From the records below, extract only the lines running from the line with "Output the web" to the line with "const stageCounts = [33087, 27036, 18560, 6955];", both lines included, reproducing them exactly.
>> BEGIN Supplied data
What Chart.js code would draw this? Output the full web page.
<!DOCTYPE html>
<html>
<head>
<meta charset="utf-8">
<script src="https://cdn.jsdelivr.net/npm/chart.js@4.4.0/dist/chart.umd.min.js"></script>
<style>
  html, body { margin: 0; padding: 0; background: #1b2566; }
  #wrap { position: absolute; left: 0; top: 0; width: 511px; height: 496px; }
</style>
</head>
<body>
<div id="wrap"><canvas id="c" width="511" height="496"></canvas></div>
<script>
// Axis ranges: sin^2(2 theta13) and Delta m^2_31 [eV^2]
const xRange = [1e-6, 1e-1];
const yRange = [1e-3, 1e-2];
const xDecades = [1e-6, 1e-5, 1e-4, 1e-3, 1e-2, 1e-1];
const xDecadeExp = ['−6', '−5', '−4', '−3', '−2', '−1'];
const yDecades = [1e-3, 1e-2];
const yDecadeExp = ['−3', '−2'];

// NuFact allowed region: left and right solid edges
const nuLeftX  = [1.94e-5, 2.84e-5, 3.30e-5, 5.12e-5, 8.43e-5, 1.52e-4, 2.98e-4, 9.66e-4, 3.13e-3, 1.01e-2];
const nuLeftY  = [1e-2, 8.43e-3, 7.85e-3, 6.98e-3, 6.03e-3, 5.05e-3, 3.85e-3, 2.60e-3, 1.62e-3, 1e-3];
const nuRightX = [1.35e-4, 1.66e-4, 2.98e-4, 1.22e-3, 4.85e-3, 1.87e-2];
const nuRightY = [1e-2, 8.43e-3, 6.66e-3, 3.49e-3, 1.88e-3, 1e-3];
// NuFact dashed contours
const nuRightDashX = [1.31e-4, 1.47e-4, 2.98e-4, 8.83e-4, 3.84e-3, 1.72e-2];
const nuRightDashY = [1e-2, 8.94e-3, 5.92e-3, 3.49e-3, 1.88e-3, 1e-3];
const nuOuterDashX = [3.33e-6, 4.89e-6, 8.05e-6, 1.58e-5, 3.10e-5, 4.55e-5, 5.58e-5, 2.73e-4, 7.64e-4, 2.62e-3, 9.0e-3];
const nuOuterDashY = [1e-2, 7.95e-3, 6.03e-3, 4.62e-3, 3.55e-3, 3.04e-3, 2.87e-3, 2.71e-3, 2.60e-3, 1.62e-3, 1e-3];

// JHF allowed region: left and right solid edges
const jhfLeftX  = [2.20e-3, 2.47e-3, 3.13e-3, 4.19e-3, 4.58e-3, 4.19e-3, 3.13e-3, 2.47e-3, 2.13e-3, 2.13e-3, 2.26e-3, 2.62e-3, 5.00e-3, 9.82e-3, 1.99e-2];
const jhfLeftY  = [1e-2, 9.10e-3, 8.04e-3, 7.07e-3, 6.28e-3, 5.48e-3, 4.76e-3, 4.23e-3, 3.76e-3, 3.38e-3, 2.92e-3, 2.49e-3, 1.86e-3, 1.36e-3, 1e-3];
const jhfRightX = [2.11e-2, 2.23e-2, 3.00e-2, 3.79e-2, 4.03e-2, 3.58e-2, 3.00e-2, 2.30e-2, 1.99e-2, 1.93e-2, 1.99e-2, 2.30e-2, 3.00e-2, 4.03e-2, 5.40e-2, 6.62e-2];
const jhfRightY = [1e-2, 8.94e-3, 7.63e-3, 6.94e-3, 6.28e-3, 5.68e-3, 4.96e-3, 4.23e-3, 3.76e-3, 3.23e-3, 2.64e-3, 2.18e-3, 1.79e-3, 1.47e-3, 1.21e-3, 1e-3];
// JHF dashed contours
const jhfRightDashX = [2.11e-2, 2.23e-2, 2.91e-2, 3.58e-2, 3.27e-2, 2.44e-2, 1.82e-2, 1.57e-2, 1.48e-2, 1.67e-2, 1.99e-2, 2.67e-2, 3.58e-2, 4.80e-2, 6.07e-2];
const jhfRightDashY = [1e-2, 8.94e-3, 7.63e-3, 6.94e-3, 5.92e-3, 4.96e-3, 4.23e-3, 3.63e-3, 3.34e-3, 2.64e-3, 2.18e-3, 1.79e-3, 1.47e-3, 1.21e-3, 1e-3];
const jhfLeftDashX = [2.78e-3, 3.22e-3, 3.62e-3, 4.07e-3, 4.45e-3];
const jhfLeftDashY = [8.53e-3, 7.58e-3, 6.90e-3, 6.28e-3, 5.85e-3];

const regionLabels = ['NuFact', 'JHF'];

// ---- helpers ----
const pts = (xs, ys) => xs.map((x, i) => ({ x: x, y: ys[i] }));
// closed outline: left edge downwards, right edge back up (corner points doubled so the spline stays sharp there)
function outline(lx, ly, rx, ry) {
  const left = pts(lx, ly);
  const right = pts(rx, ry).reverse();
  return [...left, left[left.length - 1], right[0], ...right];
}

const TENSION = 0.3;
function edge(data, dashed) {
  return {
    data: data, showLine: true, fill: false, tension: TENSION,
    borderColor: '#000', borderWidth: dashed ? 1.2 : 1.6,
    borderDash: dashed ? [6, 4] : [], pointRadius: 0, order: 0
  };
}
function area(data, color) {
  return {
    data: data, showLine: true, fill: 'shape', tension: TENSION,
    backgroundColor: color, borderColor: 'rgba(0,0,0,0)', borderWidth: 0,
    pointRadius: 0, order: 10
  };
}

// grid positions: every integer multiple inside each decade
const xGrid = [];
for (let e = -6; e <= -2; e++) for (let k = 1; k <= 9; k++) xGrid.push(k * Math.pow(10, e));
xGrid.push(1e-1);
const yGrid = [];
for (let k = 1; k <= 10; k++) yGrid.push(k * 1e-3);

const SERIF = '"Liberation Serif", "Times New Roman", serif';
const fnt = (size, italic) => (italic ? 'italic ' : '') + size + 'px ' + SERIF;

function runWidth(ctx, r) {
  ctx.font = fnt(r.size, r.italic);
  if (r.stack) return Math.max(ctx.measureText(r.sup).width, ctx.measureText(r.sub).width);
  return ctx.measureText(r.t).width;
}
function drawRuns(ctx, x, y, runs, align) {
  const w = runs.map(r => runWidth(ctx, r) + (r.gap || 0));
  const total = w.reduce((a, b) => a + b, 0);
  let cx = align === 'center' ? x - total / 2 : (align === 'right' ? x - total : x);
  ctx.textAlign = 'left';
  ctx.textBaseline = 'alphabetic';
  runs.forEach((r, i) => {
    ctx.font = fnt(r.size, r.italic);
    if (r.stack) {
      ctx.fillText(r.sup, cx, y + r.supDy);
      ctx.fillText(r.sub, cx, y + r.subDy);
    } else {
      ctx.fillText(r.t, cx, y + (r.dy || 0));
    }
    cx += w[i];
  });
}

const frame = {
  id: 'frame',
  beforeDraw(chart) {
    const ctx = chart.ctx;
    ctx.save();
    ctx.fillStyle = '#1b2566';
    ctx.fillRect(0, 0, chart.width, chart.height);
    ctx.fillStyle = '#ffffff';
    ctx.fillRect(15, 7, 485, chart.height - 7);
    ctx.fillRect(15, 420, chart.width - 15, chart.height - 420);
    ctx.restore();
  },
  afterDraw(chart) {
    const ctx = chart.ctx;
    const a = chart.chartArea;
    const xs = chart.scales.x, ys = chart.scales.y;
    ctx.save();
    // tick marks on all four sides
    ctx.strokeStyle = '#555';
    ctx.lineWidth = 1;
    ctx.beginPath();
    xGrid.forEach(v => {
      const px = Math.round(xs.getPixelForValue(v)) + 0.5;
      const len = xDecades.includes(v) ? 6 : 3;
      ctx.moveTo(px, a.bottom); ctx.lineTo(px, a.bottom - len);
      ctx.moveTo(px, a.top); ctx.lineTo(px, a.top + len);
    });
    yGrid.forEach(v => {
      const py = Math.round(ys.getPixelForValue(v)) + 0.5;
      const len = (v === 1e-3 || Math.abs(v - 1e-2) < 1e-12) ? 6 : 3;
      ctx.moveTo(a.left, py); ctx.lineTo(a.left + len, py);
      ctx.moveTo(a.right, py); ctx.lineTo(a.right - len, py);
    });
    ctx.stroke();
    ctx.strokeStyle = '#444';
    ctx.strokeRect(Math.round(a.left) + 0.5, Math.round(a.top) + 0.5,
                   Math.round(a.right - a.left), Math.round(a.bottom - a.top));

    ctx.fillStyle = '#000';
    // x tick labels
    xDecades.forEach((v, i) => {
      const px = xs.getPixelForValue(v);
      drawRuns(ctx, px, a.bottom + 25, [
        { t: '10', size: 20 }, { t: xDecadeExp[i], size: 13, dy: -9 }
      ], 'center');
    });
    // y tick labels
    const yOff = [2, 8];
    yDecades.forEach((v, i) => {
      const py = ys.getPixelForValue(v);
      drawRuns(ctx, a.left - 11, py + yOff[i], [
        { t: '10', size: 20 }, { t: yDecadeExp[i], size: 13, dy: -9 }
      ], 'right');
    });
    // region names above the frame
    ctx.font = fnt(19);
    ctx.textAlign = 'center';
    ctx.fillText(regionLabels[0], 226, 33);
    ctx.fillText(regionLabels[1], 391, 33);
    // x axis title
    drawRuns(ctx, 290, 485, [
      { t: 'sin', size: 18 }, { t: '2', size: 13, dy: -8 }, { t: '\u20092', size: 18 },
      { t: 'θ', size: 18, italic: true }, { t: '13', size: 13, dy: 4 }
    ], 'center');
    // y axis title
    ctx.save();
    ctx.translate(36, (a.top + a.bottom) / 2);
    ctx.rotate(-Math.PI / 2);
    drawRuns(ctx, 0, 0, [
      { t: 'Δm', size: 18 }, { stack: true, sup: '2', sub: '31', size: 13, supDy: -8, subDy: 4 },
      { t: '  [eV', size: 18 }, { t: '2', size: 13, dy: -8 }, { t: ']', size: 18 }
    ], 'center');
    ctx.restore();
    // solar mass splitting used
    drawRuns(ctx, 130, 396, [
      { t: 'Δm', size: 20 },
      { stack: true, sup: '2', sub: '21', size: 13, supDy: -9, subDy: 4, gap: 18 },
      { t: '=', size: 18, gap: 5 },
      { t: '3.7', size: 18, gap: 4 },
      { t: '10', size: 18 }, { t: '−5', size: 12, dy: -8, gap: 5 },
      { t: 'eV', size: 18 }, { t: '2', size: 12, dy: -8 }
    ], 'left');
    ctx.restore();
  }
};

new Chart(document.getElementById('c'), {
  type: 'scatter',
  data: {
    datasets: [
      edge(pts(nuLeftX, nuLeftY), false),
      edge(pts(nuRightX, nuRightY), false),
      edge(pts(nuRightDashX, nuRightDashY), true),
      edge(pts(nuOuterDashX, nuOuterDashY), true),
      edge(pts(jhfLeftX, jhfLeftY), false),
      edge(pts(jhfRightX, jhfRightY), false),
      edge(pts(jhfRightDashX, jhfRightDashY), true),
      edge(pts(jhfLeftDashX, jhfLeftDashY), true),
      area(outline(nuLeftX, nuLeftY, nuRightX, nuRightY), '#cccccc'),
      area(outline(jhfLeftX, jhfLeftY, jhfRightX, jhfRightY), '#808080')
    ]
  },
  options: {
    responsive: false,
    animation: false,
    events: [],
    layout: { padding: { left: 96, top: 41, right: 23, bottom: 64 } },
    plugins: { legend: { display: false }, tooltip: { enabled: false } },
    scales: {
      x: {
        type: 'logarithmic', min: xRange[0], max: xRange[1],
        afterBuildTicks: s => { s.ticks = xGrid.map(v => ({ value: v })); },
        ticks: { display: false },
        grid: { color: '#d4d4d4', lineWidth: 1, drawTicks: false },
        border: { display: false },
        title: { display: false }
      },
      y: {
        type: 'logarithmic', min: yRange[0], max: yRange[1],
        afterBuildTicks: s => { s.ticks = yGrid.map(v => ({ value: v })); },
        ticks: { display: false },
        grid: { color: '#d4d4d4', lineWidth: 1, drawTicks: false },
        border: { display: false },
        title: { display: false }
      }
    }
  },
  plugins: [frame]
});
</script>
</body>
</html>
>> END Supplied data
>> BEGIN Supplied data
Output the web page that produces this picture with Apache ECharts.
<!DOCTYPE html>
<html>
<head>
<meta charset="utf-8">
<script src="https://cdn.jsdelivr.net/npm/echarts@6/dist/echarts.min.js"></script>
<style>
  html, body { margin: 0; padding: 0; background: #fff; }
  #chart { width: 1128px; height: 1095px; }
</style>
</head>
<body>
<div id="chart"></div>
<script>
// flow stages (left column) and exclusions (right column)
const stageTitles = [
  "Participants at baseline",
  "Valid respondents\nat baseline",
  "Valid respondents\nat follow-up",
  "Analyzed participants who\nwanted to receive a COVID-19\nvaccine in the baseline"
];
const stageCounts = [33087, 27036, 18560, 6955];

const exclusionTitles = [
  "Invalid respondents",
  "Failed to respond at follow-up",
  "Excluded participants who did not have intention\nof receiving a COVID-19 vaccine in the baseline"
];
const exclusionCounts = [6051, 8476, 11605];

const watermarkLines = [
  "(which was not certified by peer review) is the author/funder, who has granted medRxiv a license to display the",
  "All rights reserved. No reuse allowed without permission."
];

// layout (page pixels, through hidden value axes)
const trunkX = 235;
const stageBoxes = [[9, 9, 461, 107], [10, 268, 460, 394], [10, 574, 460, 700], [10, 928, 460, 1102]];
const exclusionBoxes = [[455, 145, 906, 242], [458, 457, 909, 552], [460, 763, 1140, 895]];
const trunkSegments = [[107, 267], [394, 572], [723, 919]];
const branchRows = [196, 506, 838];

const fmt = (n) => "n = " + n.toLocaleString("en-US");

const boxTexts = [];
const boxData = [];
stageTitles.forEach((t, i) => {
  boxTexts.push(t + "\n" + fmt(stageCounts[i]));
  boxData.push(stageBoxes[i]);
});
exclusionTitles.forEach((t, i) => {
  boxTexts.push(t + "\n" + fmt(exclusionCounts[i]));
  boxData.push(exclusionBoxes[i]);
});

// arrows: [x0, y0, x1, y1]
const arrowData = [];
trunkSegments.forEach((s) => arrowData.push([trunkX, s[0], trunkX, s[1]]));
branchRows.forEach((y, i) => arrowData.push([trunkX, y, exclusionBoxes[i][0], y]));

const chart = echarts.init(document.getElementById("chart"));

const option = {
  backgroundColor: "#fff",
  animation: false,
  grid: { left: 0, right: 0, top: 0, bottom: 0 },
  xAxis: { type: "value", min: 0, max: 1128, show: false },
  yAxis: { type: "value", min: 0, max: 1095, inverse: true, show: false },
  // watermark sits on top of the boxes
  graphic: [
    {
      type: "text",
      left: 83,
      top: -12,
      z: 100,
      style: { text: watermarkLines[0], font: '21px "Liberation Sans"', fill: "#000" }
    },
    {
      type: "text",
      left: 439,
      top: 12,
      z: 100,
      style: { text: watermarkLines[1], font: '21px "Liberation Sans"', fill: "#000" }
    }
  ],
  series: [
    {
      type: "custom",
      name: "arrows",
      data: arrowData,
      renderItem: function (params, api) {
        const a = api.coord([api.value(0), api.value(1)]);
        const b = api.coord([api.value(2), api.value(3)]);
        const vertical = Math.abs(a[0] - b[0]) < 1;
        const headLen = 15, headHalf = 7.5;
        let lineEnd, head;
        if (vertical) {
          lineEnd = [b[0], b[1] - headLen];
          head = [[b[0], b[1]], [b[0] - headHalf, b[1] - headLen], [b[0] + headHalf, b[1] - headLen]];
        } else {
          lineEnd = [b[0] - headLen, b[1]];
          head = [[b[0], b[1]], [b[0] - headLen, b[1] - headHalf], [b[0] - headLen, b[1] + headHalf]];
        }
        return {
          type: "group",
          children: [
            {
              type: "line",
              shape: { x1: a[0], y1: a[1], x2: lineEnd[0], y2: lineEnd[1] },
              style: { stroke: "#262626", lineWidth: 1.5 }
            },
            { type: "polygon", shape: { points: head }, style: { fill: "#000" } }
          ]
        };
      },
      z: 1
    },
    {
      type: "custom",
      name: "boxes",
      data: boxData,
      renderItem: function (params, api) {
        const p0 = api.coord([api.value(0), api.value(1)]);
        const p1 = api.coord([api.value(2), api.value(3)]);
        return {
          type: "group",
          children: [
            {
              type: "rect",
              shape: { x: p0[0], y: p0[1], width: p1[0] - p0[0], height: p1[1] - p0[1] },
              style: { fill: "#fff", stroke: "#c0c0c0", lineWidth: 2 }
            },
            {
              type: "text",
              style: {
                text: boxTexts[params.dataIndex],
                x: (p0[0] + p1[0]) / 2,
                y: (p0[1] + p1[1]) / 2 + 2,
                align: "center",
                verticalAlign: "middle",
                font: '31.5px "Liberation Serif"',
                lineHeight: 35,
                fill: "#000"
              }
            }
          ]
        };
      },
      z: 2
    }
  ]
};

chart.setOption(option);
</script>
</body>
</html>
>> END Supplied data
__Task solution__
Output the web page that produces this picture with Apache ECharts.
<!DOCTYPE html>
<html>
<head>
<meta charset="utf-8">
<script src="https://cdn.jsdelivr.net/npm/echarts@6/dist/echarts.min.js"></script>
<style>
  html, body { margin: 0; padding: 0; background: #fff; }
  #chart { width: 1128px; height: 1095px; }
</style>
</head>
<body>
<div id="chart"></div>
<script>
// flow stages (left column) and exclusions (right column)
const stageTitles = [
  "Participants at baseline",
  "Valid respondents\nat baseline",
  "Valid respondents\nat follow-up",
  "Analyzed participants who\nwanted to receive a COVID-19\nvaccine in the baseline"
];
const stageCounts = [33087, 27036, 18560, 6955];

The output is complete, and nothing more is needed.